Return the listing word for word, as given.

- Given data -
↓

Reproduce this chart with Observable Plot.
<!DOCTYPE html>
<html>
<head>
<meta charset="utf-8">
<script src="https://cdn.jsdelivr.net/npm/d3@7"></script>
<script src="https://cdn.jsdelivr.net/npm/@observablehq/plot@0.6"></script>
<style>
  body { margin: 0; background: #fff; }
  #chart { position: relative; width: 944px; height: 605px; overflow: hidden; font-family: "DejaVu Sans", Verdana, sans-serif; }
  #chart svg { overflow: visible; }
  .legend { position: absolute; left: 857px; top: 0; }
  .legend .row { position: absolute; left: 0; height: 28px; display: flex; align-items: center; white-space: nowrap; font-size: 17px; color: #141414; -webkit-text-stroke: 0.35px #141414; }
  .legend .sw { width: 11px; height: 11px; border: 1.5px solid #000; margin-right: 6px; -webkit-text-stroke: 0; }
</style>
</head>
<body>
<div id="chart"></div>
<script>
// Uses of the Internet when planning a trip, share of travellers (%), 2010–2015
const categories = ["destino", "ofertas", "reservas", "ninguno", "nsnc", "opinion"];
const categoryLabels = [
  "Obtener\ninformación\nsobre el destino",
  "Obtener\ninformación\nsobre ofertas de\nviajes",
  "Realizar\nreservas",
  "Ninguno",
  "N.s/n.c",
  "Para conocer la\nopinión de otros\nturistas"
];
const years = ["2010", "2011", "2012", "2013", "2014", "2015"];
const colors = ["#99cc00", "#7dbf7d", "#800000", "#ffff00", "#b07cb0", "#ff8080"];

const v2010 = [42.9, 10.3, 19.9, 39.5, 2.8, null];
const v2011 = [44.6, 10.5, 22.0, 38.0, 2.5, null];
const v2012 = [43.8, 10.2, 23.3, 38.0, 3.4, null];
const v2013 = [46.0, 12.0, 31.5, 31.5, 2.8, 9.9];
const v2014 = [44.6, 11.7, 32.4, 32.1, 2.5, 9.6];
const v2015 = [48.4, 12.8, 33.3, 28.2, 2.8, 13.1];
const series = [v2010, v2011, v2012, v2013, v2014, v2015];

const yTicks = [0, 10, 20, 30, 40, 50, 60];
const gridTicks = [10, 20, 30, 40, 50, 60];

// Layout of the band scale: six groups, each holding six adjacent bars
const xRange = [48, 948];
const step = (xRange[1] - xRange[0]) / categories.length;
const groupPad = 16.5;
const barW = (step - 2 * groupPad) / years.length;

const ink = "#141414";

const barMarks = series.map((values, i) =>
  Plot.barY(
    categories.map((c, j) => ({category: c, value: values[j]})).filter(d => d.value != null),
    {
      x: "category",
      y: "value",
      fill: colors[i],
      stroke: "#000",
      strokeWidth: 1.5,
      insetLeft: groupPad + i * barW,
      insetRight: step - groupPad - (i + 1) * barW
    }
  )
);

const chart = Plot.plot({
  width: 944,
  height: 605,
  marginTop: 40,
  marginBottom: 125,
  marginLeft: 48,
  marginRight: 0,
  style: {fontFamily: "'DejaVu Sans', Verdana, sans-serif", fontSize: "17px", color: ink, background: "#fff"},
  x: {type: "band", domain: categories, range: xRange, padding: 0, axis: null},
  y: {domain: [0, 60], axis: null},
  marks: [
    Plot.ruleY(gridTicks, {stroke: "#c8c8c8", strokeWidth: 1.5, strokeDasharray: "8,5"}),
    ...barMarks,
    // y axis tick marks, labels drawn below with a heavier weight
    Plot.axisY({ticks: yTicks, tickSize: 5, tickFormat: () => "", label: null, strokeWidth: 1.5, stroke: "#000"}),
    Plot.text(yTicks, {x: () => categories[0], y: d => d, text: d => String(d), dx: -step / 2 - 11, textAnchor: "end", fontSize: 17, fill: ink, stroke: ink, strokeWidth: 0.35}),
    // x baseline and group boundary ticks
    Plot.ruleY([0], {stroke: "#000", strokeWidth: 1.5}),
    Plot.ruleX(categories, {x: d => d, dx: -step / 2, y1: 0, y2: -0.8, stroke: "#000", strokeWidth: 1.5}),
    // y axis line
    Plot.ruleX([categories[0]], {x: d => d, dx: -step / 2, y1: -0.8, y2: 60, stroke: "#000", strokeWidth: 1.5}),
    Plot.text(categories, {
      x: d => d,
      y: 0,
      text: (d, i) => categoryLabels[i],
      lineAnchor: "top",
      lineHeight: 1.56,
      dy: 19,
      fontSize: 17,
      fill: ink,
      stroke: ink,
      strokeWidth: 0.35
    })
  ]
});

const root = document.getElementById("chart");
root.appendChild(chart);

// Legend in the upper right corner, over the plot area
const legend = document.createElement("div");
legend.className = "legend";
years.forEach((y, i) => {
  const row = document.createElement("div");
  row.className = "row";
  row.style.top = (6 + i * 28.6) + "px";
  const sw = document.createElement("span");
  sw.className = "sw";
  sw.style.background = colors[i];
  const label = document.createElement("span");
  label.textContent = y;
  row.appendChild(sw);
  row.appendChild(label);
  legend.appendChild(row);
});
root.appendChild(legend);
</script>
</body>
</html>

↑

- Answer for the task -
Reproduce this chart with Observable Plot.
<!DOCTYPE html>
<html>
<head>
<meta charset="utf-8">
<script src="https://cdn.jsdelivr.net/npm/d3@7"></script>
<script src="https://cdn.jsdelivr.net/npm/@observablehq/plot@0.6"></script>
<style>
  body { margin: 0; background: #fff; }
  #chart { position: relative; width: 944px; height: 605px; overflow: hidden; font-family: "DejaVu Sans", Verdana, sans-serif; }
  #chart svg { overflow: visible; }
  .legend { position: absolute; left: 857px; top: 0; }
  .legend .row { position: absolute; left: 0; height: 28px; display: flex; align-items: center; white-space: nowrap; font-size: 17px; color: #141414; -webkit-text-stroke: 0.35px #141414; }
  .legend .sw { width: 11px; height: 11px; border: 1.5px solid #000; margin-right: 6px; -webkit-text-stroke: 0; }
</style>
</head>
<body>
<div id="chart"></div>
<script>
// Uses of the Internet when planning a trip, share of travellers (%), 2010–2015
const categories = ["destino", "ofertas", "reservas", "ninguno", "nsnc", "opinion"];
const categoryLabels = [
  "Obtener\ninformación\nsobre el destino",
  "Obtener\ninformación\nsobre ofertas de\nviajes",
  "Realizar\nreservas",
  "Ninguno",
  "N.s/n.c",
  "Para conocer la\nopinión de otros\nturistas"
];
const years = ["2010", "2011", "2012", "2013", "2014", "2015"];
const colors = ["#99cc00", "#7dbf7d", "#800000", "#ffff00", "#b07cb0", "#ff8080"];

const v2010 = [42.9, 10.3, 19.9, 39.5, 2.8, null];
const v2011 = [44.6, 10.5, 22.0, 38.0, 2.5, null];
const v2012 = [43.8, 10.2, 23.3, 38.0, 3.4, null];
const v2013 = [46.0, 12.0, 31.5, 31.5, 2.8, 9.9];
const v2014 = [44.6, 11.7, 32.4, 32.1, 2.5, 9.6];
const v2015 = [48.4, 12.8, 33.3, 28.2, 2.8, 13.1];
const series = [v2010, v2011, v2012, v2013, v2014, v2015];

const yTicks = [0, 10, 20, 30, 40, 50, 60];
const gridTicks = [10, 20, 30, 40, 50, 60];

// Layout of the band scale: six groups, each holding six adjacent bars
const xRange = [48, 948];
const step = (xRange[1] - xRange[0]) / categories.length;
const groupPad = 16.5;
const barW = (step - 2 * groupPad) / years.length;

const ink = "#141414";

const barMarks = series.map((values, i) =>
  Plot.barY(
    categories.map((c, j) => ({category: c, value: values[j]})).filter(d => d.value != null),
    {
      x: "category",
      y: "value",
      fill: colors[i],
      stroke: "#000",
      strokeWidth: 1.5,
      insetLeft: groupPad + i * barW,
      insetRight: step - groupPad - (i + 1) * barW
    }
  )
);

const chart = Plot.plot({
  width: 944,
  height: 605,
  marginTop: 40,
  marginBottom: 125,
  marginLeft: 48,
  marginRight: 0,
  style: {fontFamily: "'DejaVu Sans', Verdana, sans-serif", fontSize: "17px", color: ink, background: "#fff"},
  x: {type: "band", domain: categories, range: xRange, padding: 0, axis: null},
  y: {domain: [0, 60], axis: null},
  marks: [
    Plot.ruleY(gridTicks, {stroke: "#c8c8c8", strokeWidth: 1.5, strokeDasharray: "8,5"}),
    ...barMarks,
    // y axis tick marks, labels drawn below with a heavier weight
    Plot.axisY({ticks: yTicks, tickSize: 5, tickFormat: () => "", label: null, strokeWidth: 1.5, stroke: "#000"}),
    Plot.text(yTicks, {x: () => categories[0], y: d => d, text: d => String(d), dx: -step / 2 - 11, textAnchor: "end", fontSize: 17, fill: ink, stroke: ink, strokeWidth: 0.35}),
    // x baseline and group boundary ticks
    Plot.ruleY([0], {stroke: "#000", strokeWidth: 1.5}),
    Plot.ruleX(categories, {x: d => d, dx: -step / 2, y1: 0, y2: -0.8, stroke: "#000", strokeWidth: 1.5}),
    // y axis line
    Plot.ruleX([categories[0]], {x: d => d, dx: -step / 2, y1: -0.8, y2: 60, stroke: "#000", strokeWidth: 1.5}),
    Plot.text(categories, {
      x: d => d,
      y: 0,
      text: (d, i) => categoryLabels[i],
      lineAnchor: "top",
      lineHeight: 1.56,
      dy: 19,
      fontSize: 17,
      fill: ink,
      stroke: ink,
      strokeWidth: 0.35
    })
  ]
});

const root = document.getElementById("chart");
root.appendChild(chart);

// Legend in the upper right corner, over the plot area
const legend = document.createElement("div");
legend.className = "legend";
years.forEach((y, i) => {
  const row = document.createElement("div");
  row.className = "row";
  row.style.top = (6 + i * 28.6) + "px";
  const sw = document.createElement("span");
  sw.className = "sw";
  sw.style.background = colors[i];
  const label = document.createElement("span");
  label.textContent = y;
  row.appendChild(sw);
  row.appendChild(label);
  legend.appendChild(row);
});
root.appendChild(legend);
</script>
</body>
</html>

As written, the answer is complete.